When Dr Christiaan Barnard and his colleagues performed the first successful human heart transplant in 1967, teamwork before, during and after surgery would have been key to extending the boundaries of medicine. Like other life-saving advances, the operation is now routine. It is to be expected that we would have become blasé about it, except when it affects someone close to us.
But the teamwork required and priority of patient safety remain anything but routine. We are reminded of this by the findings of an investigation into a potential tragedy at Queen Mary Hospital in May, when a woman patient was given a mismatched heart. Happily the 58-year-old recipient has not rejected the organ and is expected to be sent home in a month.
A panel formed by the Hospital Authority found multiple reasons for the blunder without holding any single person responsible. It cited lack of information and communication in the heart transplant service, and a lack of manpower, specialist training and proper role delineation.
Pending a sweeping reorganisation of the authority’s transplant protocols, an information system that automatically verifies compatibility between heart donors and recipients will be set up in three to six months as an interim measure.

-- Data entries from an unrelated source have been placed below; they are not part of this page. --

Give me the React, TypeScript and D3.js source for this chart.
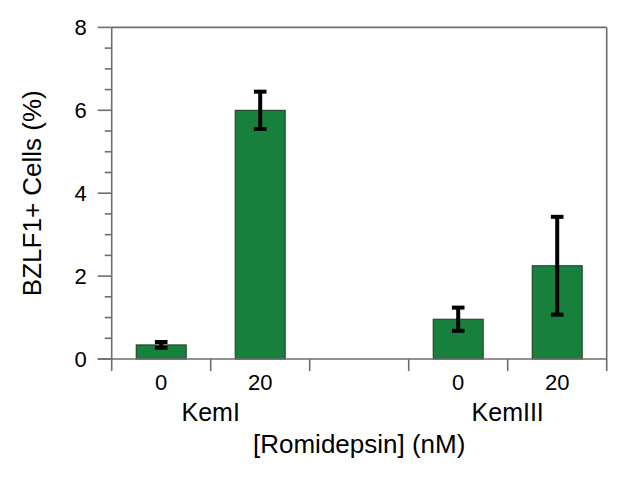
import React from "react";
import * as d3 from "d3";

const slots = ["KemI-0", "KemI-20", "gap", "KemIII-0", "KemIII-20"];
const concLabels = ["0", "20", "", "0", "20"];
const values: (number | null)[] = [0.34, 6.0, null, 0.96, 2.25];
const errors: (number | null)[] = [0.07, 0.45, null, 0.28, 1.18];
const groupLabels = ["KemI", "KemIII"];
const groupSlots = [["KemI-0", "KemI-20"], ["KemIII-0", "KemIII-20"]];
const majorTicks = [0, 2, 4, 6, 8];
const yLabel = "BZLF1+ Cells (%)";
const xLabel = "[Romidepsin] (nM)";

const W = 628, H = 482;
const left = 111.7, right = 606.7, top = 27.4, bottom = 359;
const font = "'Liberation Sans', Arial, Helvetica, sans-serif";
const axisColor = "#6e6e6e";
const barColor = "#17803d";

export default function App() {
  const x = d3.scaleBand<string>().domain(slots).range([left, right]).padding(0);
  const y = d3.scaleLinear().domain([0, 8]).range([bottom, top]);
  const minorTicks = d3.range(0, 8.001, 0.5).filter((v) => !majorTicks.includes(v));
  const bw = x.bandwidth();
  const barW = bw * 0.505;
  const capW = 12.6;
  const boundaries = slots.map((s) => x(s) as number).concat([right]);

  return (
    <svg width={W} height={H} style={{ position: "absolute", left: 0, top: 0 }} fontFamily={font}>
      <rect x={0} y={0} width={W} height={H} fill="#fff" />
      {slots.map((s, i) => {
        const v = values[i];
        if (v == null) return null;
        const cx = (x(s) as number) + bw / 2;
        return (
          <rect key={s} x={cx - barW / 2} y={y(v)} width={barW} height={y(0) - y(v)}
            fill={barColor} stroke="#1b3a22" strokeWidth={1} />
        );
      })}
      <line x1={left} x2={right} y1={top} y2={top} stroke={axisColor} strokeWidth={1.6} />
      <line x1={right} x2={right} y1={top} y2={bottom + 12} stroke={axisColor} strokeWidth={1.6} />
      <line x1={left} x2={left} y1={top} y2={bottom + 12} stroke={axisColor} strokeWidth={1.6} />
      <line x1={left - 14} x2={right} y1={bottom} y2={bottom} stroke={axisColor} strokeWidth={1.6} />
      {majorTicks.map((t) => (
        <g key={"M" + t}>
          <line x1={left - 14} x2={left} y1={y(t)} y2={y(t)} stroke={axisColor} strokeWidth={1.6} />
          <text x={left - 25} y={y(t)} dy="0.36em" textAnchor="end" fontSize={22} fill="#000">{t}</text>
        </g>
      ))}
      {minorTicks.map((t) => (
        <line key={"m" + t} x1={left - 7} x2={left} y1={y(t)} y2={y(t)} stroke={axisColor} strokeWidth={1.6} />
      ))}
      {boundaries.slice(1, -1).map((b, i) => (
        <line key={"b" + i} x1={b} x2={b} y1={bottom} y2={bottom + 12} stroke={axisColor} strokeWidth={1.6} />
      ))}
      {slots.map((s, i) => {
        const v = values[i];
        const e = errors[i];
        if (v == null || e == null) return null;
        const cx = (x(s) as number) + bw / 2;
        return (
          <g key={"e" + s} stroke="#000" strokeWidth={4}>
            <line x1={cx} x2={cx} y1={y(v + e)} y2={y(v - e)} />
            <line x1={cx - capW / 2} x2={cx + capW / 2} y1={y(v + e)} y2={y(v + e)} />
            <line x1={cx - capW / 2} x2={cx + capW / 2} y1={y(v - e)} y2={y(v - e)} />
          </g>
        );
      })}
      {slots.map((s, i) => (
        <text key={"t" + s} x={(x(s) as number) + bw / 2} y={390} textAnchor="middle" fontSize={22} fill="#000">
          {concLabels[i]}
        </text>
      ))}
      {groupLabels.map((g, i) => {
        const a = x(groupSlots[i][0]) as number;
        const b = (x(groupSlots[i][1]) as number) + bw;
        return (
          <text key={g} x={(a + b) / 2} y={421} textAnchor="middle" fontSize={25} fill="#000">{g}</text>
        );
      })}
      <text x={(left + right) / 2} y={453} textAnchor="middle" fontSize={26} fill="#000">{xLabel}</text>
      <text transform={`translate(${41},${(top + bottom) / 2}) rotate(-90)`} textAnchor="middle" fontSize={26} fill="#000">
        {yLabel}
      </text>
    </svg>
  );
}
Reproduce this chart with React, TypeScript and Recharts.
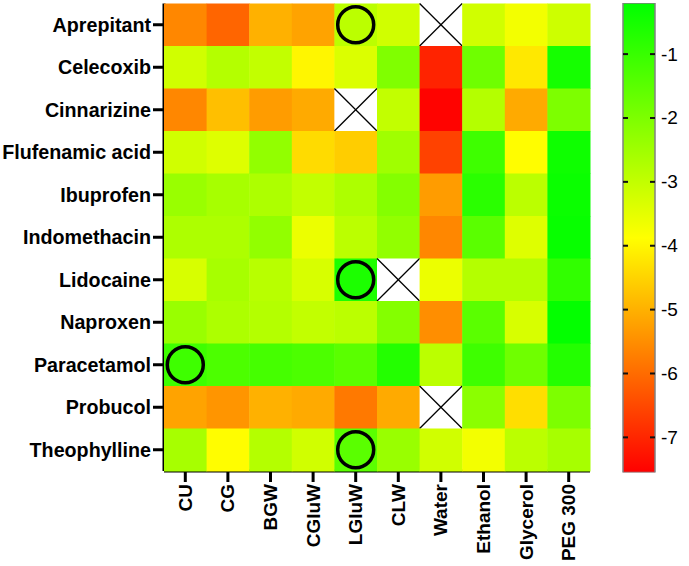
import React from 'react';
import {
    ScatterChart,
    Scatter,
    XAxis,
    YAxis,
    BarChart,
    Bar,
} from 'recharts';

const drugs = [
    'Aprepitant',
    'Celecoxib',
    'Cinnarizine',
    'Flufenamic acid',
    'Ibuprofen',
    'Indomethacin',
    'Lidocaine',
    'Naproxen',
    'Paracetamol',
    'Probucol',
    'Theophylline',
];
const solvents = ['CU', 'CG', 'BGW', 'CGluW', 'LGluW', 'CLW', 'Water', 'Ethanol', 'Glycerol', 'PEG 300'];

// log solubility, null = not measured (crossed cell)
const aprepitant = [-5.6, -6.1, -5.0, -5.2, -2.9, -3.2, null, -3.2, -3.7, -3.15];
const celecoxib = [-3.2, -2.8, -3.0, -4.0, -3.35, -2.05, -7.05, -1.8, -4.2, -0.5];
const cinnarizine = [-5.6, -4.8, -5.3, -5.1, null, -3.0, -7.5, -2.8, -5.1, -2.0];
const flufenamicAcid = [-3.2, -3.4, -2.3, -4.4, -4.6, -2.5, -6.6, -1.1, -3.9, -0.4];
const ibuprofen = [-2.4, -2.6, -2.7, -3.0, -2.7, -2.1, -5.3, -0.8, -2.9, -0.35];
const indomethacin = [-2.7, -2.7, -2.3, -3.6, -2.9, -2.3, -5.6, -1.5, -3.4, -0.3];
const lidocaine = [-3.3, -2.6, -2.85, -3.3, -0.6, null, -3.6, -2.8, -2.8, -0.9];
const naproxen = [-2.4, -2.7, -2.8, -3.0, -2.9, -2.1, -5.5, -1.5, -3.3, -0.25];
const paracetamol = [-1.1, -1.3, -1.2, -1.3, -1.5, -0.7, -2.9, -1.1, -1.8, -0.7];
const probucol = [-5.2, -5.4, -5.0, -5.1, -5.8, -5.1, null, -2.2, -4.35, -2.0];
const theophylline = [-2.6, -3.9, -2.8, -3.2, -1.5, -2.4, -3.2, -3.7, -2.9, -2.6];

const logS = [
    aprepitant,
    celecoxib,
    cinnarizine,
    flufenamicAcid,
    ibuprofen,
    indomethacin,
    lidocaine,
    naproxen,
    paracetamol,
    probucol,
    theophylline,
];

const circled = [
    ['Aprepitant', 'LGluW'],
    ['Lidocaine', 'LGluW'],
    ['Paracetamol', 'CU'],
    ['Theophylline', 'LGluW'],
];

const scaleMin = -7.55;
const scaleMax = -0.2;
const scaleTicks = [-1, -2, -3, -4, -5, -6, -7];

const FONT = '"Liberation Sans", Arial, sans-serif';
const PLOT_W = 426;
const PLOT_H = 467.5;
const CELL_W = PLOT_W / solvents.length;
const CELL_H = PLOT_H / drugs.length;

const colour = (v: number) => {
    let t = (v - scaleMin) / (scaleMax - scaleMin);
    t = Math.max(0, Math.min(1, t));
    if (t < 0.5) return `rgb(255,${Math.round(510 * t)},0)`;
    return `rgb(${Math.round(510 * (1 - t))},255,0)`;
};

const cells = logS.flatMap((row, r) =>
    row.map((v, c) => ({ col: c, row: r, v })),
);
const circles = circled.map(([d, s]) => ({
    col: solvents.indexOf(s),
    row: drugs.indexOf(d),
}));

const CellShape = (props: any) => {
    const { cx, cy, payload } = props;
    const x = cx - CELL_W / 2;
    const y = cy - CELL_H / 2;
    if (payload.v === null) {
        return (
            <g>
                <rect x={x} y={y} width={CELL_W} height={CELL_H} fill="#fff" />
                <line x1={x} y1={y} x2={x + CELL_W} y2={y + CELL_H} stroke="#000" strokeWidth={1.3} />
                <line x1={x + CELL_W} y1={y} x2={x} y2={y + CELL_H} stroke="#000" strokeWidth={1.3} />
            </g>
        );
    }
    return (
        <rect
            x={x}
            y={y}
            width={CELL_W + 0.5}
            height={CELL_H + 0.5}
            fill={colour(payload.v)}
        />
    );
};

const CircleShape = (props: any) => (
    <circle cx={props.cx} cy={props.cy} r={18} fill="none" stroke="#000" strokeWidth={3.5} />
);

const SolventTick = (props: any) => {
    const { x, y, payload } = props;
    return (
        <text
            x={x}
            y={y}
            transform={`rotate(-90, ${x}, ${y})`}
            textAnchor="end"
            dominantBaseline="central"
            fontFamily={FONT}
            fontWeight="bold"
            fontSize={19}
            fill="#000"
        >
            {solvents[payload.value]}
        </text>
    );
};

const ScaleTick = (props: any) => {
    const { x, y, payload } = props;
    const axisX = x - 6;
    return (
        <g>
            <line x1={axisX - 32} x2={axisX - 27} y1={y} y2={y} stroke="#111" strokeWidth={2} />
            <line x1={axisX - 5} x2={axisX} y1={y} y2={y} stroke="#111" strokeWidth={2} />
            <text
                x={x}
                y={y}
                dominantBaseline="central"
                fontFamily={FONT}
                fontSize={19}
                fill="#000"
            >
                {payload.value}
            </text>
        </g>
    );
};

const colourBar = [{ name: 'scale', span: [scaleMin, scaleMax] }];

export default function App() {
    return (
        <div style={{ position: 'relative', width: 689, height: 566 }}>
            <style>{'body{margin:0}'}</style>
            <div style={{ position: 'absolute', left: 0, top: 0 }}>
                <ScatterChart
                    width={600}
                    height={566}
                    margin={{ top: 3.5, right: 10, left: 14, bottom: 0 }}
                >
                    <XAxis
                        type="number"
                        dataKey="col"
                        domain={[-0.5, solvents.length - 0.5]}
                        ticks={solvents.map((_, i) => i)}
                        interval={0}
                        height={95}
                        tick={<SolventTick />}
                        tickSize={11}
                        tickMargin={2}
                        axisLine={{ stroke: '#000', strokeWidth: 3 }}
                        tickLine={{ stroke: '#000', strokeWidth: 3 }}
                    />
                    <YAxis
                        type="number"
                        dataKey="row"
                        domain={[-0.5, drugs.length - 0.5]}
                        reversed
                        ticks={drugs.map((_, i) => i)}
                        interval={0}
                        width={150}
                        tickFormatter={(i: number) => drugs[i]}
                        tick={{ fontSize: 19.7, fontWeight: 'bold', fill: '#000', fontFamily: FONT }}
                        tickSize={11}
                        tickMargin={2}
                        axisLine={{ stroke: '#000', strokeWidth: 3 }}
                        tickLine={{ stroke: '#000', strokeWidth: 3 }}
                    />
                    <XAxis
                        xAxisId="top"
                        orientation="top"
                        type="number"
                        domain={[0, 1]}
                        height={0}
                        tick={false}
                        tickLine={false}
                        axisLine={{ stroke: '#000', strokeWidth: 3 }}
                    />
                    <YAxis
                        yAxisId="right"
                        orientation="right"
                        type="number"
                        domain={[0, 1]}
                        width={0}
                        tick={false}
                        tickLine={false}
                        axisLine={{ stroke: '#000', strokeWidth: 3 }}
                    />
                    <Scatter data={cells} shape={<CellShape />} isAnimationActive={false} />
                    <Scatter data={circles} shape={<CircleShape />} isAnimationActive={false} />
                </ScatterChart>
            </div>
            <div style={{ position: 'absolute', left: 600, top: 0 }}>
                <BarChart
                    width={89}
                    height={566}
                    data={colourBar}
                    margin={{ top: 3, right: 0, left: 23, bottom: 93.5 }}
                    barCategoryGap={0}
                >
                    <defs>
                        <linearGradient id="scaleGrad" x1="0" y1="0" x2="0" y2="1">
                            <stop offset="0%" stopColor="#00ff00" />
                            <stop offset="50%" stopColor="#ffff00" />
                            <stop offset="100%" stopColor="#ff0000" />
                        </linearGradient>
                    </defs>
                    <XAxis dataKey="name" hide />
                    <YAxis
                        orientation="right"
                        type="number"
                        domain={[scaleMin, scaleMax]}
                        ticks={scaleTicks}
                        interval={0}
                        allowDataOverflow
                        width={34}
                        axisLine={false}
                        tickLine={false}
                        tickSize={0}
                        tickMargin={6}
                        tick={<ScaleTick />}
                    />
                    <Bar
                        dataKey="span"
                        fill="url(#scaleGrad)"
                        stroke="#808080"
                        strokeWidth={1.5}
                        isAnimationActive={false}
                    />
                </BarChart>
            </div>
        </div>
    );
}
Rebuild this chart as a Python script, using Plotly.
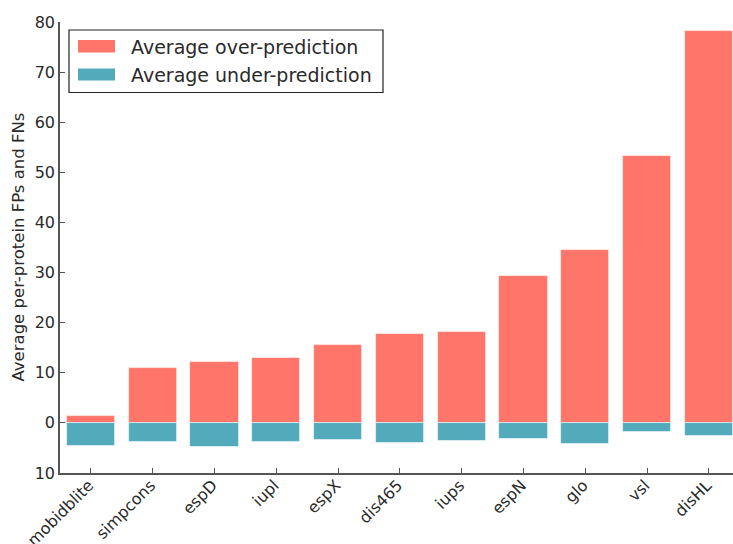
import plotly.graph_objects as go

# Per-protein averages for each predictor
predictors = ["mobidblite", "simpcons", "espD", "iupl", "espX", "dis465",
              "iups", "espN", "glo", "vsl", "disHL"]
over_prediction = [1.4, 10.9, 12.1, 13.0, 15.5, 17.7, 18.2, 29.3, 34.6, 53.2, 78.3]
under_prediction = [4.6, 3.9, 4.9, 3.8, 3.4, 4.0, 3.6, 3.2, 4.3, 1.9, 2.7]

y_tick_values = [-10, 0, 10, 20, 30, 40, 50, 60, 70, 80]
y_tick_labels = ["10", "0", "10", "20", "30", "40", "50", "60", "70", "80"]

over_label = "Average over-prediction"
under_label = "Average under-prediction"
y_title = "Average per-protein FPs and FNs"

RED = "#FF756A"
TEAL = "#52AABB"
AXIS = "#555555"
TEXT = "#2a2a2a"
FONT = "DejaVu Sans"

W, H = 733, 544
ML, MR, MT, MB = 60, 0, 22, 71
PW, PH = W - ML - MR, H - MT - MB


def px(x):
    return (x - ML) / PW


def py(y):
    return (H - MB - y) / PH


fig = go.Figure()
fig.add_trace(go.Bar(
    x=list(range(len(predictors))), y=over_prediction, name=over_label,
    marker=dict(color=RED, line=dict(color="rgba(255,255,255,0.7)", width=0.8)),
    width=0.78, showlegend=False,
))
fig.add_trace(go.Bar(
    x=list(range(len(predictors))), y=[-v for v in under_prediction], name=under_label,
    marker=dict(color=TEAL, line=dict(color="rgba(255,255,255,0.7)", width=0.8)),
    width=0.78, showlegend=False,
))

# Legend box drawn as shapes and text
shapes = [
    dict(type="rect", xref="paper", yref="paper",
         x0=px(69), x1=px(383), y0=py(30), y1=py(92.5),
         line=dict(color="#222222", width=1.2), fillcolor="white", layer="above"),
    dict(type="rect", xref="paper", yref="paper",
         x0=px(78), x1=px(115), y0=py(40), y1=py(52.5),
         line=dict(width=0), fillcolor=RED, layer="above"),
    dict(type="rect", xref="paper", yref="paper",
         x0=px(78), x1=px(115), y0=py(68.5), y1=py(80.5),
         line=dict(width=0), fillcolor=TEAL, layer="above"),
]
annotations = [
    dict(text=over_label, xref="paper", yref="paper", x=px(129), y=py(46.5),
         xanchor="left", yanchor="middle", showarrow=False,
         font=dict(family=FONT, size=19, color=TEXT)),
    dict(text=under_label, xref="paper", yref="paper", x=px(129), y=py(75),
         xanchor="left", yanchor="middle", showarrow=False,
         font=dict(family=FONT, size=19, color=TEXT)),
    dict(text=y_title, xref="paper", yref="paper", x=px(18), y=0.5,
         xanchor="center", yanchor="middle", textangle=-90, showarrow=False,
         font=dict(family=FONT, size=16.5, color=TEXT)),
]

fig.update_layout(
    width=W, height=H,
    margin=dict(l=ML, r=MR, t=MT, b=MB, pad=0),
    paper_bgcolor="white", plot_bgcolor="white",
    barmode="overlay", bargap=0,
    shapes=shapes, annotations=annotations,
    font=dict(family=FONT, color=TEXT),
)
fig.update_xaxes(
    range=[-0.5, 10.39], tickmode="array",
    tickvals=list(range(len(predictors))), ticktext=predictors,
    tickangle=-45, tickfont=dict(family=FONT, size=16, color=TEXT),
    ticklabelshift=-2, ticklabelstandoff=-5,
    showline=True, linecolor=AXIS, linewidth=1.5,
    ticks="inside", ticklen=5, tickcolor=AXIS, tickwidth=1,
    showgrid=False, zeroline=False, automargin=False,
)
fig.update_yaxes(
    range=[-10, 80], tickmode="array",
    tickvals=y_tick_values, ticktext=y_tick_labels,
    tickfont=dict(family=FONT, size=16, color=TEXT),
    showline=True, linecolor=AXIS, linewidth=1.5,
    ticks="inside", ticklen=5, tickcolor=AXIS, tickwidth=1,
    showgrid=False, zeroline=False, automargin=False,
)

fig.write_html("out.html")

It is nearly four years since the authority sent special teams into public hospital wards to monitor compliance with patient-safety guidelines. This followed a spate of medical blunders involving repetition of the same kinds of mistakes in routine procedures. One hospital chief blamed lack of teamwork and co-operation among frontline staff. Such lack of communication opens the door to mistakes, of which the heart-transplant blunder is the latest example. That said, not many have surfaced in recent times. A policy of openness and transparency – revealing incidents promptly along with remedial action – seems to have reinforced patient safety. We trust it will be maintained for the sake of public confidence.